▸ Dataset extract:
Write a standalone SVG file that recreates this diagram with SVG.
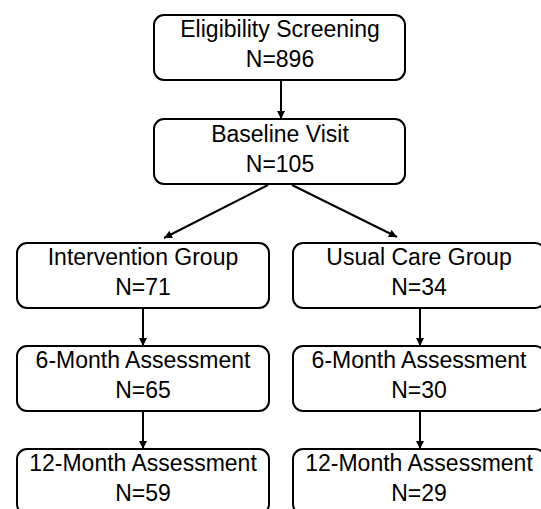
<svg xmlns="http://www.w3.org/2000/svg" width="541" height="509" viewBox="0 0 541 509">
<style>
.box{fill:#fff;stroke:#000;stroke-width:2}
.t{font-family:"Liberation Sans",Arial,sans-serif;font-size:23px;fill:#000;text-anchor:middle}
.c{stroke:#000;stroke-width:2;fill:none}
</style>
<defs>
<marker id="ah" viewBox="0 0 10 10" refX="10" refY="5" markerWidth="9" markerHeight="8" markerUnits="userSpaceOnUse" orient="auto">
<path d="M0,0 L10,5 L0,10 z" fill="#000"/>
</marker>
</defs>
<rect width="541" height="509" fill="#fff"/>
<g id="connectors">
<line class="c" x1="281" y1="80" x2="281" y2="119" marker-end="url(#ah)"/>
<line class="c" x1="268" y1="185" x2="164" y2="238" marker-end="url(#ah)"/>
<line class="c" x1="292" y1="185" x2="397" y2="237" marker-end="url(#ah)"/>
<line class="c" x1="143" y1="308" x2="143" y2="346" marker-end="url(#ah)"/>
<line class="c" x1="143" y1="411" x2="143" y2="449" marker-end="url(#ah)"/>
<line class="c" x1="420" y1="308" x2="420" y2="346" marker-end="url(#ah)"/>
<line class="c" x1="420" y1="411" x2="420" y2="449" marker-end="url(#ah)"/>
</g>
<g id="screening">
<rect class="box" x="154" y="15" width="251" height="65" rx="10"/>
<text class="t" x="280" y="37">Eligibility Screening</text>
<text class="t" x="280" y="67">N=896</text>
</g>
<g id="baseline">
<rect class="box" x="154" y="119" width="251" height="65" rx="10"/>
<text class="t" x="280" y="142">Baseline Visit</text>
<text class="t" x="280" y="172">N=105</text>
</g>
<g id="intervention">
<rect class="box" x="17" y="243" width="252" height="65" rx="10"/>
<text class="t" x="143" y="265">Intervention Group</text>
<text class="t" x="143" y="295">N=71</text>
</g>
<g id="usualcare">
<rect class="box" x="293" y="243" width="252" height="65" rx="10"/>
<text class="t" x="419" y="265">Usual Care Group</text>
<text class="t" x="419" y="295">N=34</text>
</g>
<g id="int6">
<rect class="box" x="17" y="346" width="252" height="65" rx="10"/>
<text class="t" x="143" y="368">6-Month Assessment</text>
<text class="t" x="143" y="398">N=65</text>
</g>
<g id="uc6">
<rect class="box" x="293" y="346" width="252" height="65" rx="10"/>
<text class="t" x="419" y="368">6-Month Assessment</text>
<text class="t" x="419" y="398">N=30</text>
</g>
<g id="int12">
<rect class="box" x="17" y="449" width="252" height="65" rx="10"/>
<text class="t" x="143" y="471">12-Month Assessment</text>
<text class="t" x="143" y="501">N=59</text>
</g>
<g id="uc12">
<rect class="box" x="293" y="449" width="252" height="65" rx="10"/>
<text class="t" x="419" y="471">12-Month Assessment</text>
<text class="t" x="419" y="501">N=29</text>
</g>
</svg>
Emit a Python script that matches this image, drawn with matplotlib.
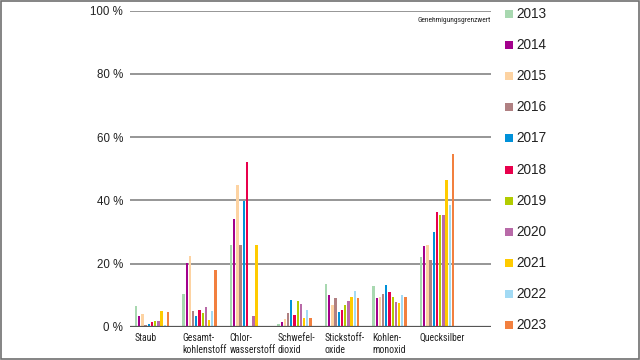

▸ Prompt: Read the lines above. Gather those in which the string "with" is found.

▸ The output:
Write a standalone SVG file that recreates this diagram with SVG.
Emit a Python script that matches this image, drawn with matplotlib.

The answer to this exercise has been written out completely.